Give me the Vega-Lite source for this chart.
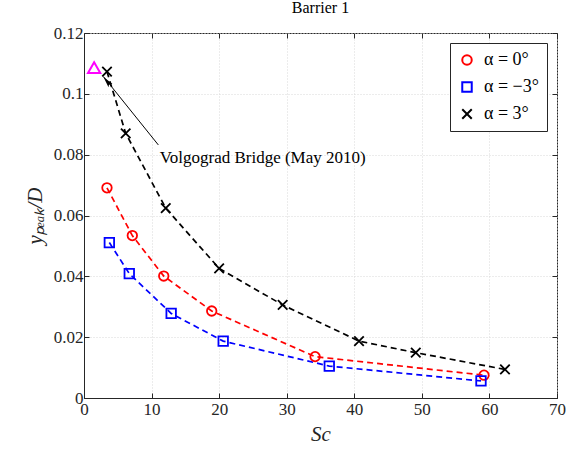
{
  "$schema": "https://vega.github.io/schema/vega-lite/v6.json",
  "width": 473,
  "height": 365,
  "autosize": "none",
  "padding": {"left": 84, "top": 33, "right": 11, "bottom": 54},
  "background": "white",
  "config": {
    "font": "Liberation Serif",
    "view": {"stroke": "#262626", "strokeWidth": 1},
    "axis": {
      "domainColor": "#262626",
      "tickColor": "#262626",
      "tickSize": -5,
      "labelFont": "Liberation Serif",
      "labelFontSize": 17,
      "labelColor": "#262626",
      "labelFlush": false,
      "titleFont": "Liberation Serif",
      "titleFontSize": 21,
      "titleFontStyle": "italic",
      "titleFontWeight": "normal",
      "titleColor": "#262626",
      "gridColor": "#d9d9d9",
      "gridDash": [1, 2],
      "gridWidth": 1
    }
  },
  "title": {
    "text": "Barrier 1",
    "font": "Liberation Serif",
    "fontSize": 16,
    "fontWeight": "normal",
    "color": "#000000",
    "offset": 8
  },
  "datasets": {
    "series": [
      {"alpha": "α = 0°", "Sc": 3.4, "y": 0.0691},
      {"alpha": "α = 0°", "Sc": 7.15, "y": 0.0534},
      {"alpha": "α = 0°", "Sc": 11.8, "y": 0.0401},
      {"alpha": "α = 0°", "Sc": 18.9, "y": 0.0286},
      {"alpha": "α = 0°", "Sc": 34.2, "y": 0.0136},
      {"alpha": "α = 0°", "Sc": 59.2, "y": 0.0075},
      {"alpha": "α = −3°", "Sc": 3.75, "y": 0.0511},
      {"alpha": "α = −3°", "Sc": 6.7, "y": 0.0409},
      {"alpha": "α = −3°", "Sc": 12.9, "y": 0.0278},
      {"alpha": "α = −3°", "Sc": 20.6, "y": 0.0187},
      {"alpha": "α = −3°", "Sc": 36.3, "y": 0.0105},
      {"alpha": "α = −3°", "Sc": 58.75, "y": 0.0056},
      {"alpha": "α = 3°", "Sc": 3.4, "y": 0.1073},
      {"alpha": "α = 3°", "Sc": 6.17, "y": 0.087},
      {"alpha": "α = 3°", "Sc": 12.1, "y": 0.0624},
      {"alpha": "α = 3°", "Sc": 20.0, "y": 0.0426},
      {"alpha": "α = 3°", "Sc": 29.4, "y": 0.0306},
      {"alpha": "α = 3°", "Sc": 40.7, "y": 0.0187},
      {"alpha": "α = 3°", "Sc": 49.1, "y": 0.0149},
      {"alpha": "α = 3°", "Sc": 62.3, "y": 0.0094}
    ],
    "bridge": [
      {"name": "Volgograd Bridge (May 2010)", "Sc": 1.5, "y": 0.1086}
    ],
    "arrow": [
      {"Sc": 11.0, "y": 0.0832, "Sc_tip": 2.86, "y_tip": 0.1057}
    ],
    "arrowhead": [
      {"Sc": 3.45, "y": 0.1040}
    ],
    "note": [
      {"text": "Volgograd Bridge (May 2010)", "Sc": 11.2, "y": 0.0789}
    ]
  },
  "resolve": {"axis": {"x": "independent", "y": "independent"}},
  "layer": [
    {
      "data": {"name": "series"},
      "mark": {"type": "line", "strokeDash": [6, 4], "strokeWidth": 1.7},
      "encoding": {
        "x": {
          "field": "Sc", "type": "quantitative",
          "scale": {"domain": [0, 70], "nice": false, "zero": false},
          "axis": {"orient": "bottom", "title": "Sc", "values": [0, 10, 20, 30, 40, 50, 60, 70], "titlePadding": 6, "labelPadding": 8}
        },
        "y": {
          "field": "y", "type": "quantitative",
          "scale": {"domain": [0, 0.12], "nice": false, "zero": false},
          "axis": {"orient": "left", "title": "yₚₑₐₖ/D", "values": [0, 0.02, 0.04, 0.06, 0.08, 0.1, 0.12], "labelExpr": "datum.value == 0 ? '0' : format(datum.value, '.2~f')", "titlePadding": 8, "labelPadding": 6}
        },
        "color": {
          "field": "alpha", "type": "nominal",
          "scale": {"domain": ["α = 0°", "α = −3°", "α = 3°"], "range": ["#ff0000", "#0000ff", "#000000"]},
          "legend": {
            "title": null,
            "orient": "top-right",
            "offset": 10,
            "fillColor": "white",
            "strokeColor": "#262626",
            "padding": 8,
            "labelFont": "Liberation Serif",
            "labelFontSize": 18,
            "labelColor": "#000000",
            "symbolStrokeWidth": 2,
            "symbolSize": 90,
            "rowPadding": 9,
            "labelOffset": 8
          }
        },
        "order": {"field": "Sc", "type": "quantitative"}
      }
    },
    {
      "data": {"name": "series"},
      "mark": {"type": "point", "filled": false, "strokeWidth": 1.8, "size": 90, "opacity": 1},
      "encoding": {
        "x": {
          "field": "Sc", "type": "quantitative",
          "axis": {"orient": "top", "labels": false, "title": null, "grid": false, "domain": false, "values": [0, 10, 20, 30, 40, 50, 60, 70]}
        },
        "y": {
          "field": "y", "type": "quantitative",
          "axis": {"orient": "right", "labels": false, "title": null, "grid": false, "domain": false, "values": [0, 0.02, 0.04, 0.06, 0.08, 0.1, 0.12]}
        },
        "color": {"field": "alpha", "type": "nominal"},
        "shape": {
          "field": "alpha", "type": "nominal",
          "scale": {"domain": ["α = 0°", "α = −3°", "α = 3°"], "range": ["circle", "square", "M-1,-1L1,1M-1,1L1,-1"]},
          "legend": {
            "title": null,
            "orient": "top-right",
            "offset": 10,
            "fillColor": "white",
            "strokeColor": "#262626",
            "padding": 8,
            "labelFont": "Liberation Serif",
            "labelFontSize": 18,
            "labelColor": "#000000",
            "symbolStrokeWidth": 2,
            "symbolSize": 90,
            "rowPadding": 9,
            "labelOffset": 8
          }
        }
      }
    },
    {
      "data": {"name": "arrow"},
      "mark": {"type": "rule", "color": "#000000", "strokeWidth": 1},
      "encoding": {
        "x": {"field": "Sc", "type": "quantitative", "axis": null},
        "y": {"field": "y", "type": "quantitative", "axis": null},
        "x2": {"field": "Sc_tip"},
        "y2": {"field": "y_tip"}
      }
    },
    {
      "data": {"name": "arrowhead"},
      "mark": {"type": "point", "shape": "M0,-1L0.4,0.8L0,0.45L-0.4,0.8Z", "filled": true, "color": "#000000", "size": 160, "angle": 321, "opacity": 1},
      "encoding": {
        "x": {"field": "Sc", "type": "quantitative", "axis": null},
        "y": {"field": "y", "type": "quantitative", "axis": null}
      }
    },
    {
      "data": {"name": "bridge"},
      "mark": {"type": "point", "shape": "triangle-up", "filled": false, "color": "#ff00ff", "strokeWidth": 2, "size": 150, "opacity": 1},
      "encoding": {
        "x": {"field": "Sc", "type": "quantitative", "axis": null},
        "y": {"field": "y", "type": "quantitative", "axis": null}
      }
    },
    {
      "data": {"name": "note"},
      "mark": {"type": "text", "align": "left", "baseline": "middle", "font": "Liberation Serif", "fontSize": 17, "color": "#000000"},
      "encoding": {
        "x": {"field": "Sc", "type": "quantitative", "axis": null},
        "y": {"field": "y", "type": "quantitative", "axis": null},
        "text": {"field": "text"}
      }
    }
  ]
}
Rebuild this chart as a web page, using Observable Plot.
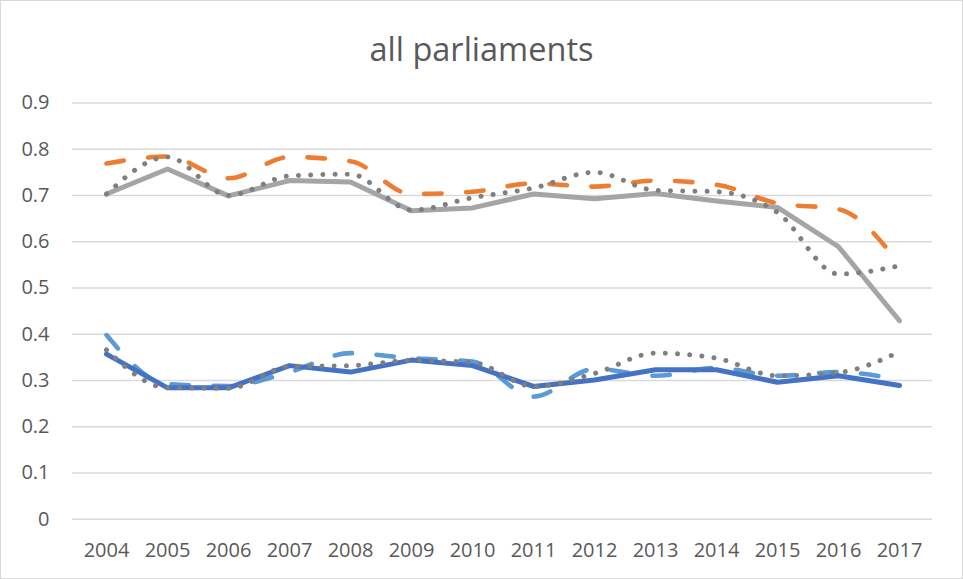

== == ==

Objective → All of the material above needs to be restated exactly, with no pictures.

Answer to this problem →
Give me the Vega-Lite source for this chart.
{
  "$schema": "https://vega.github.io/schema/vega-lite/v6.json",
  "width": 473,
  "height": 365,
  "autosize": "none",
  "padding": {"left": 84, "top": 33, "right": 11, "bottom": 54},
  "background": "white",
  "config": {
    "font": "Liberation Serif",
    "view": {"stroke": "#262626", "strokeWidth": 1},
    "axis": {
      "domainColor": "#262626",
      "tickColor": "#262626",
      "tickSize": -5,
      "labelFont": "Liberation Serif",
      "labelFontSize": 17,
      "labelColor": "#262626",
      "labelFlush": false,
      "titleFont": "Liberation Serif",
      "titleFontSize": 21,
      "titleFontStyle": "italic",
      "titleFontWeight": "normal",
      "titleColor": "#262626",
      "gridColor": "#d9d9d9",
      "gridDash": [1, 2],
      "gridWidth": 1
    }
  },
  "title": {
    "text": "Barrier 1",
    "font": "Liberation Serif",
    "fontSize": 16,
    "fontWeight": "normal",
    "color": "#000000",
    "offset": 8
  },
  "datasets": {
    "series": [
      {"alpha": "α = 0°", "Sc": 3.4, "y": 0.0691},
      {"alpha": "α = 0°", "Sc": 7.15, "y": 0.0534},
      {"alpha": "α = 0°", "Sc": 11.8, "y": 0.0401},
      {"alpha": "α = 0°", "Sc": 18.9, "y": 0.0286},
      {"alpha": "α = 0°", "Sc": 34.2, "y": 0.0136},
      {"alpha": "α = 0°", "Sc": 59.2, "y": 0.0075},
      {"alpha": "α = −3°", "Sc": 3.75, "y": 0.0511},
      {"alpha": "α = −3°", "Sc": 6.7, "y": 0.0409},
      {"alpha": "α = −3°", "Sc": 12.9, "y": 0.0278},
      {"alpha": "α = −3°", "Sc": 20.6, "y": 0.0187},
      {"alpha": "α = −3°", "Sc": 36.3, "y": 0.0105},
      {"alpha": "α = −3°", "Sc": 58.75, "y": 0.0056},
      {"alpha": "α = 3°", "Sc": 3.4, "y": 0.1073},
      {"alpha": "α = 3°", "Sc": 6.17, "y": 0.087},
      {"alpha": "α = 3°", "Sc": 12.1, "y": 0.0624},
      {"alpha": "α = 3°", "Sc": 20.0, "y": 0.0426},
      {"alpha": "α = 3°", "Sc": 29.4, "y": 0.0306},
      {"alpha": "α = 3°", "Sc": 40.7, "y": 0.0187},
      {"alpha": "α = 3°", "Sc": 49.1, "y": 0.0149},
      {"alpha": "α = 3°", "Sc": 62.3, "y": 0.0094}
    ],
    "bridge": [
      {"name": "Volgograd Bridge (May 2010)", "Sc": 1.5, "y": 0.1086}
    ],
    "arrow": [
      {"Sc": 11.0, "y": 0.0832, "Sc_tip": 2.86, "y_tip": 0.1057}
    ],
    "arrowhead": [
      {"Sc": 3.45, "y": 0.1040}
    ],
    "note": [
      {"text": "Volgograd Bridge (May 2010)", "Sc": 11.2, "y": 0.0789}
    ]
  },
  "resolve": {"axis": {"x": "independent", "y": "independent"}},
  "layer": [
    {
      "data": {"name": "series"},
      "mark": {"type": "line", "strokeDash": [6, 4], "strokeWidth": 1.7},
      "encoding": {
        "x": {
          "field": "Sc", "type": "quantitative",
          "scale": {"domain": [0, 70], "nice": false, "zero": false},
          "axis": {"orient": "bottom", "title": "Sc", "values": [0, 10, 20, 30, 40, 50, 60, 70], "titlePadding": 6, "labelPadding": 8}
        },
        "y": {
          "field": "y", "type": "quantitative",
          "scale": {"domain": [0, 0.12], "nice": false, "zero": false},
          "axis": {"orient": "left", "title": "yₚₑₐₖ/D", "values": [0, 0.02, 0.04, 0.06, 0.08, 0.1, 0.12], "labelExpr": "datum.value == 0 ? '0' : format(datum.value, '.2~f')", "titlePadding": 8, "labelPadding": 6}
        },
        "color": {
          "field": "alpha", "type": "nominal",
          "scale": {"domain": ["α = 0°", "α = −3°", "α = 3°"], "range": ["#ff0000", "#0000ff", "#000000"]},
          "legend": {
            "title": null,
            "orient": "top-right",
            "offset": 10,
            "fillColor": "white",
            "strokeColor": "#262626",
            "padding": 8,
            "labelFont": "Liberation Serif",
            "labelFontSize": 18,
            "labelColor": "#000000",
            "symbolStrokeWidth": 2,
            "symbolSize": 90,
            "rowPadding": 9,
            "labelOffset": 8
          }
        },
        "order": {"field": "Sc", "type": "quantitative"}
      }
    },
    {
      "data": {"name": "series"},
      "mark": {"type": "point", "filled": false, "strokeWidth": 1.8, "size": 90, "opacity": 1},
      "encoding": {
        "x": {
          "field": "Sc", "type": "quantitative",
          "axis": {"orient": "top", "labels": false, "title": null, "grid": false, "domain": false, "values": [0, 10, 20, 30, 40, 50, 60, 70]}
        },
        "y": {
          "field": "y", "type": "quantitative",
          "axis": {"orient": "right", "labels": false, "title": null, "grid": false, "domain": false, "values": [0, 0.02, 0.04, 0.06, 0.08, 0.1, 0.12]}
        },
        "color": {"field": "alpha", "type": "nominal"},
        "shape": {
          "field": "alpha", "type": "nominal",
          "scale": {"domain": ["α = 0°", "α = −3°", "α = 3°"], "range": ["circle", "square", "M-1,-1L1,1M-1,1L1,-1"]},
          "legend": {
            "title": null,
            "orient": "top-right",
            "offset": 10,
            "fillColor": "white",
            "strokeColor": "#262626",
            "padding": 8,
            "labelFont": "Liberation Serif",
            "labelFontSize": 18,
            "labelColor": "#000000",
            "symbolStrokeWidth": 2,
            "symbolSize": 90,
            "rowPadding": 9,
            "labelOffset": 8
          }
        }
      }
    },
    {
      "data": {"name": "arrow"},
      "mark": {"type": "rule", "color": "#000000", "strokeWidth": 1},
      "encoding": {
        "x": {"field": "Sc", "type": "quantitative", "axis": null},
        "y": {"field": "y", "type": "quantitative", "axis": null},
        "x2": {"field": "Sc_tip"},
        "y2": {"field": "y_tip"}
      }
    },
    {
      "data": {"name": "arrowhead"},
      "mark": {"type": "point", "shape": "M0,-1L0.4,0.8L0,0.45L-0.4,0.8Z", "filled": true, "color": "#000000", "size": 160, "angle": 321, "opacity": 1},
      "encoding": {
        "x": {"field": "Sc", "type": "quantitative", "axis": null},
        "y": {"field": "y", "type": "quantitative", "axis": null}
      }
    },
    {
      "data": {"name": "bridge"},
      "mark": {"type": "point", "shape": "triangle-up", "filled": false, "color": "#ff00ff", "strokeWidth": 2, "size": 150, "opacity": 1},
      "encoding": {
        "x": {"field": "Sc", "type": "quantitative", "axis": null},
        "y": {"field": "y", "type": "quantitative", "axis": null}
      }
    },
    {
      "data": {"name": "note"},
      "mark": {"type": "text", "align": "left", "baseline": "middle", "font": "Liberation Serif", "fontSize": 17, "color": "#000000"},
      "encoding": {
        "x": {"field": "Sc", "type": "quantitative", "axis": null},
        "y": {"field": "y", "type": "quantitative", "axis": null},
        "text": {"field": "text"}
      }
    }
  ]
}
Rebuild this chart as a web page, using Observable Plot.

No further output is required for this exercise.